While the line between vandalism and art continues to be trampled brazenly by the likes of SheOne and Banksy, unwanted spraypaint artworks and broken, pissed upon station furniture are still just unwelcome and unpleasant to some.
The Conservatives have released figures that show vandalism has indeed increased over the last three years with Bickley station in Bromley experiencing a charming 87 incidents of "urban guerilla artwork interventions" in 2005-2006 compared to the wee three incidents reported in 2001-2002. At the more centrally-placed London Bridge station, no incidents of vandalism were reported in 2001-2002; in the 2005-2006 period there were 33 cases.
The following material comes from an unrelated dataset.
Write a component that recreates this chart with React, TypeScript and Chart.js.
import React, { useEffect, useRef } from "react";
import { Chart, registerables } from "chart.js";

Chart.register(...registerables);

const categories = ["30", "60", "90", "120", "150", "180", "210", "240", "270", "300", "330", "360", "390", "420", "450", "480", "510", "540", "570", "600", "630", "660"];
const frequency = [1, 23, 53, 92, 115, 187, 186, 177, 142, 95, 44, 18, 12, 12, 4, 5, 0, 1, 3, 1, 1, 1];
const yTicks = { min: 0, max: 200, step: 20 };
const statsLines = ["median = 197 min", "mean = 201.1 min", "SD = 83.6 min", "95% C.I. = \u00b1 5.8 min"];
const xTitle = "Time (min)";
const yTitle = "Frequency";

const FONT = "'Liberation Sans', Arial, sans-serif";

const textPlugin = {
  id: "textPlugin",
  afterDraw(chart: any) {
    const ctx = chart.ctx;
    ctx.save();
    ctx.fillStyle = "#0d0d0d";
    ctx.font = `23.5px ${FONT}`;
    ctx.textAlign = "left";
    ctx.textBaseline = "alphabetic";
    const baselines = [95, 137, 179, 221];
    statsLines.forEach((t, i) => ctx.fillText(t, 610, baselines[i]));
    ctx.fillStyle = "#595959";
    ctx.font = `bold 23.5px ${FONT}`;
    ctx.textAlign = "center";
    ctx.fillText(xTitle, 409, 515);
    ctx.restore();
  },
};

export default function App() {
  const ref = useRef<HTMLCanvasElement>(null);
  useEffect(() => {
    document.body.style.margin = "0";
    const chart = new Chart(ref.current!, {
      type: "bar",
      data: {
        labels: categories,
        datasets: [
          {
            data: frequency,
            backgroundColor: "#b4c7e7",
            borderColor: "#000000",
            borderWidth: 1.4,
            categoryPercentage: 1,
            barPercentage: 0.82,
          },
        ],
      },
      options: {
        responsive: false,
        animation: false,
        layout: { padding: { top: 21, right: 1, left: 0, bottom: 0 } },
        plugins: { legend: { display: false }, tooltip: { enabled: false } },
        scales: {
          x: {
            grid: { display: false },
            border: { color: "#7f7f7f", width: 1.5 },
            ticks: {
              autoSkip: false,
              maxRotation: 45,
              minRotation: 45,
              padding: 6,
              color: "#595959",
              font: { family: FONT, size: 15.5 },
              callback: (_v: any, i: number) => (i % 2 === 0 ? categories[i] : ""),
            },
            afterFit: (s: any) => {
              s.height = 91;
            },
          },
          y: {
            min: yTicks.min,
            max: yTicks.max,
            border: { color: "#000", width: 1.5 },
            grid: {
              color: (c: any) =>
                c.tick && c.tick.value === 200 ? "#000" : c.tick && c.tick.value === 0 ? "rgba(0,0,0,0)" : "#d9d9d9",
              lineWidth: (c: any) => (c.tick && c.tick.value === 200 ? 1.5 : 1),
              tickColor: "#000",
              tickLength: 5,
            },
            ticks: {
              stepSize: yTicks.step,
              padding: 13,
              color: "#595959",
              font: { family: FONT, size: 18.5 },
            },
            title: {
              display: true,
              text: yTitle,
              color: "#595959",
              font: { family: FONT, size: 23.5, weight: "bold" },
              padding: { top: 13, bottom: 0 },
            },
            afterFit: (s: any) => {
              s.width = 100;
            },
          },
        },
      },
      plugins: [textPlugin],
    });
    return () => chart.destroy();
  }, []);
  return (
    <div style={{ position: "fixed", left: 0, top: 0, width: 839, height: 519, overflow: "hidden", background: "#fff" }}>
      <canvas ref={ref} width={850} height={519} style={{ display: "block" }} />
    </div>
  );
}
We may feature the more amusing, smartarse stencilled or sprayed bits of street art on this site but we're never going to say "ooh, have a look at these intriguingly smashed lights, look at this fabulous set of broken windows and wow! Someone's pissed in the lift and tipped paint all over the stairs... again!" Because vandalism in its purest form is just unpleasant, ugly and inconvenient; it's not the questionable "art" of a wry Banksy-style double-take image, it's misspelt names scratched into windows, smashed lights and scribbled upon broken chairs that makes stations unpleasant, unlit, unguarded and unsafe.
Shadow Secretary for Transport Chris Grayling makes the point that "Sometimes these instances of vandalism only do superficial damage, but in other cases they can threaten the lives of passengers and staff." And with that in mind, London Underground maintenance firm Tube Lines is going to axe 200 cleaning jobs.
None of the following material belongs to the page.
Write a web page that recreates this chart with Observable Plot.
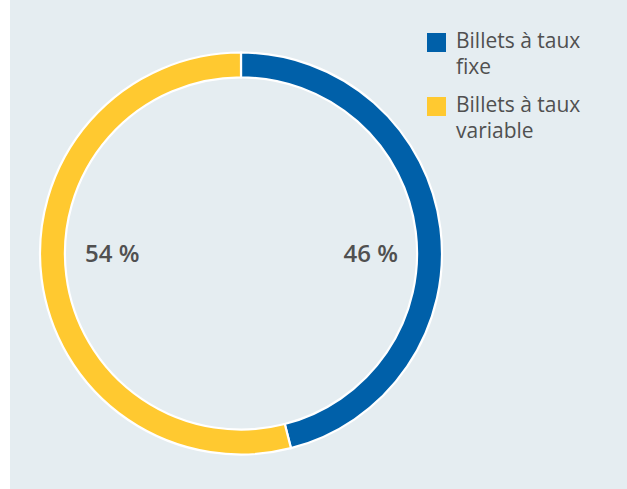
<!DOCTYPE html>
<html>
<head>
<meta charset="utf-8">
<script src="https://cdn.jsdelivr.net/npm/d3@7"></script>
<script src="https://cdn.jsdelivr.net/npm/@observablehq/plot@0.6"></script>
<style>
  html, body { margin: 0; padding: 0; background: #ffffff; }
  #wrap { position: relative; width: 627px; height: 489px; }
  #panel { position: absolute; left: 10px; top: 0; width: 617px; height: 489px; background: #e5edf1; }
  #chart { position: absolute; left: 0; top: 0; }
  #legend { position: absolute; left: 427px; top: 27px; font-family: "Open Sans", sans-serif; font-size: 21px; color: #505050; line-height: 26px; }
  .item { position: relative; padding-left: 29px; margin-bottom: 12px; width: 140px; }
  .sw { position: absolute; left: 0; top: 6px; width: 19px; height: 19px; }
</style>
</head>
<body>
<div id="wrap">
  <div id="panel"></div>
  <div id="chart"></div>
  <div id="legend"></div>
</div>
<script>
const categories = ["Billets à taux fixe", "Billets à taux variable"];
const shares = [46, 54];
const labels = ["46 %", "54 %"];
const colors = ["#0060a9", "#ffc930"];

const data = categories.map((c, i) => ({category: c, share: shares[i], label: labels[i], color: colors[i]}));

const W = 627, H = 489;
const cx = 241, cy = 253.5, R = 201;
const innerFrac = 0.876;

const pie = d3.pie().value(d => d.share).sort(null)(data);

const donutMark = (index, scales, values, dimensions, context) => {
  const x = scales.x, y = scales.y;
  const x0 = x(0), y0 = y(0);
  const rOut = x(1) - x(0);
  const arc = d3.arc().innerRadius(rOut * innerFrac).outerRadius(rOut);
  const g = d3.create("svg:g").attr("transform", `translate(${x0},${y0})`);
  g.selectAll("path").data(pie).join("path")
    .attr("d", arc)
    .attr("fill", d => d.data.color)
    .attr("stroke", "#ffffff")
    .attr("stroke-width", 2.2)
    .attr("stroke-linejoin", "miter");
  return g.node();
};

// label positions: horizontal, on the side where the slice's midpoint lies
const labelData = pie.map(p => {
  const mid = (p.startAngle + p.endAngle) / 2;
  return {label: p.data.label, x: Math.sign(Math.sin(mid)) * 0.643, y: 0};
});

const plot = Plot.plot({
  width: W,
  height: H,
  margin: 0,
  x: {domain: [-cx / R, (W - cx) / R], range: [0, W], axis: null},
  y: {domain: [-(H - cy) / R, cy / R], range: [H, 0], axis: null},
  style: {background: "transparent", overflow: "visible"},
  marks: [
    donutMark,
    Plot.text(labelData, {
      x: "x", y: "y", text: "label",
      fontSize: 24, fontWeight: 600, fill: "#505050",
      fontFamily: "Open Sans, sans-serif"
    })
  ]
});
document.getElementById("chart").appendChild(plot);

const legend = document.getElementById("legend");
data.forEach(d => {
  const it = document.createElement("div");
  it.className = "item";
  it.innerHTML = `<span class="sw" style="background:${d.color}"></span>${d.category}`;
  legend.appendChild(it);
});
</script>
</body>
</html>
Bob Crow, General Secretary of the Rail Maritime and Transport (RMT) union is outraged. That's his permanent state, so rather inconsequential but after a demonstration by 30 protestors outside City Hall, Ken Livingstone has joined the speaking out on behalf of the workers and has pointed out the very strong likelihood that the already grubby London Underground is going to fall into even worse disrepair. The combined forces of Crow and Livingstone have made quite clear that Tube Lines' reasons for the job cuts are poor to say the least, and the cuts are going to seriously hinder any improvements to the system.
Tube Lines is apparently needing less staff because they are planning to "refocus [our] resources in terms of station cleaning." By getting rid of cleaners? Makes as much sense as the "Tretmgt67" scratched into the cracked window above the heap of discarded chicken bones and patch of sticky, dried beer on the Westbound Piccadilly line train.